Hace poco, recordé con cierta nostalgia el remoto día en que observé, por primera vez, una computadora en persona.
Quienes tuvimos la fortuna de pasar aquella mañana por la tienda de Estudios Generales de la Universidad de Costa Rica (UCR), quedamos deslumbrados por la presencia de un aparato tan misterioso como inalcanzable para el modesto presupuesto de un estudiante de nuevo ingreso.
Si mal no recuerdo, el conjunto de monitor, teclado y CPU costaba la exorbitante suma de ¢100.000. Así que la mayoría de la muchachada nos conformamos con desfilar junto a la mesa donde lo tenían en exhibición como pieza de museo y sin tocar nada, Dios libre, por temor a jalarnos una torta.
Uno pensaría que, con el impresionante avance de la tecnología y su penetración en todas las vertientes del quehacer humano, una experiencia como la que yo viví en los tiempos de upa no tendría cabida en la era de la hiperconectividad. Pero, como sabemos, en Tiquicia todo es posible.
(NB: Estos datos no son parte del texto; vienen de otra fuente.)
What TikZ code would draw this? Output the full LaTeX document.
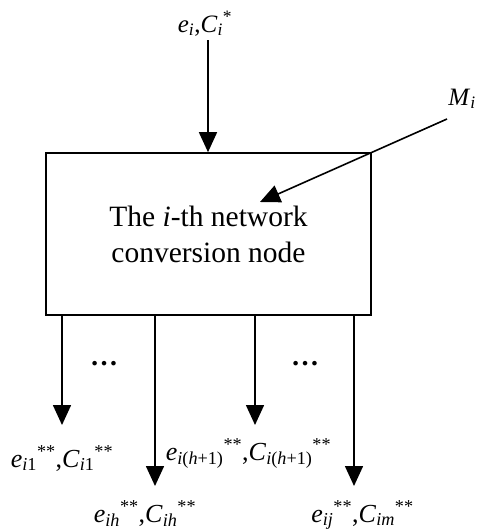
\documentclass[tikz,border=0pt]{standalone}
\usepackage{fontspec}
\setmainfont{Liberation Serif}
\usetikzlibrary{arrows.meta}
\newcommand{\sbs}[1]{\textsubscript{#1}}
\newcommand{\sps}[1]{\textsuperscript{#1}}
\begin{document}
\begin{tikzpicture}[x=1pt,y=-1pt,
  arr/.style={line width=1.6pt,-{Triangle[length=20pt,width=18pt]}},
  lab/.style={anchor=base,inner sep=0pt,font=\fontsize{26}{31}\selectfont},
  dots/.style={anchor=base,inner sep=0pt,font=\fontsize{28}{32}\selectfont\bfseries},
  mainbox/.style={draw,line width=1.6pt,minimum width=325pt,minimum height=162pt,align=center,font=\fontsize{29.5}{36}\selectfont}]
\useasboundingbox (0,0) rectangle (478,530);
\node[mainbox] (box) at (208.5,234) {The \textit{i}-th network\\conversion node};
\node[lab,font=\fontsize{25}{30}\selectfont] (top) at (205,32) {\textit{e}\sbs{\textit{i}},\textit{C}\sbs{\textit{i}}\sps{*}};
\node[lab,font=\fontsize{25}{30}\selectfont] (mi) at (462,105) {\textit{M}\sbs{\textit{i}}};
\coordinate (tin) at (208,40);
\draw[arr] (tin) -- (tin |- box.north);
\coordinate (ms) at (447,119);
\coordinate (mt) at (260,202);
\draw[arr] (ms) -- (mt);
\coordinate (t1) at (62,425);
\coordinate (t2) at (155,486);
\coordinate (t3) at (255,425);
\coordinate (t4) at (354,486);
\foreach \t in {t1,t2,t3,t4} \draw[arr] (box.south -| \t) -- (\t);
\node[dots] (d1) at (104,365) {…};
\node[dots] (d2) at (305,365) {…};
\node[lab] (l1) at (62,467) {\textit{e}\sbs{\textit{i}1}\sps{**},\textit{C}\sbs{\textit{i}1}\sps{**}};
\node[lab] (l2) at (145,522) {\textit{e}\sbs{\textit{ih}}\sps{**},\textit{C}\sbs{\textit{ih}}\sps{**}};
\node[lab] (l3) at (248.5,460) {\textit{e}\sbs{\textit{i}(\textit{h}+1)}\sps{**},\textit{C}\sbs{\textit{i}(\textit{h}+1)}\sps{**}};
\node[lab] (l4) at (362.5,522) {\textit{e}\sbs{\textit{ij}}\sps{**},\textit{C}\sbs{\textit{im}}\sps{**}};
\end{tikzpicture}
\end{document}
Por increíble que parezca, en Costa Rica hay niños y adolescentes que no han tenido la oportunidad de utilizar una computadora o de recibir clases de informática para familiarizarse con el lenguaje que hoy se utiliza en el mundo para comunicarse y para abrir las puertas de las oportunidades.
Un reciente reportaje de La Nación reveló que 225.000 alumnos de escuelas y colegios estatales quedaron excluidos de las lecciones de formación tecnológica este año, por la sencilla razón de que el Ministerio de Educación Pública (MEP) no tiene presupuesto para contratar profesores.
Lo anterior quiere decir que la cuarta parte de los estudiantes matriculados para el presente curso lectivo han quedado en desventaja frente a otro grupo privilegiado que sí está recibiendo esos aprendizajes. Y lo peor es que no existen garantías de que algún día el MEP pueda cerrar esa brecha.
Para mí, todo esto es como si estuviera viviendo un déjà vu. Considero inaceptable que, para estos niños y jóvenes, el acceso a las herramientas tecnológicas resulte tan restringido como tener una computadora en mis tiempos universitarios. Además de injusta, la situación es discriminatoria.
Lamentablemente, estas son las consecuencias de estrujar en forma sistemática los presupuestos para la enseñanza pública y de encargar la ruta de la educación a personas sin capacidad de aplicar soluciones efectivas. El gran problema es que, al final, otros pagarán los platos rotos; adivinen quiénes.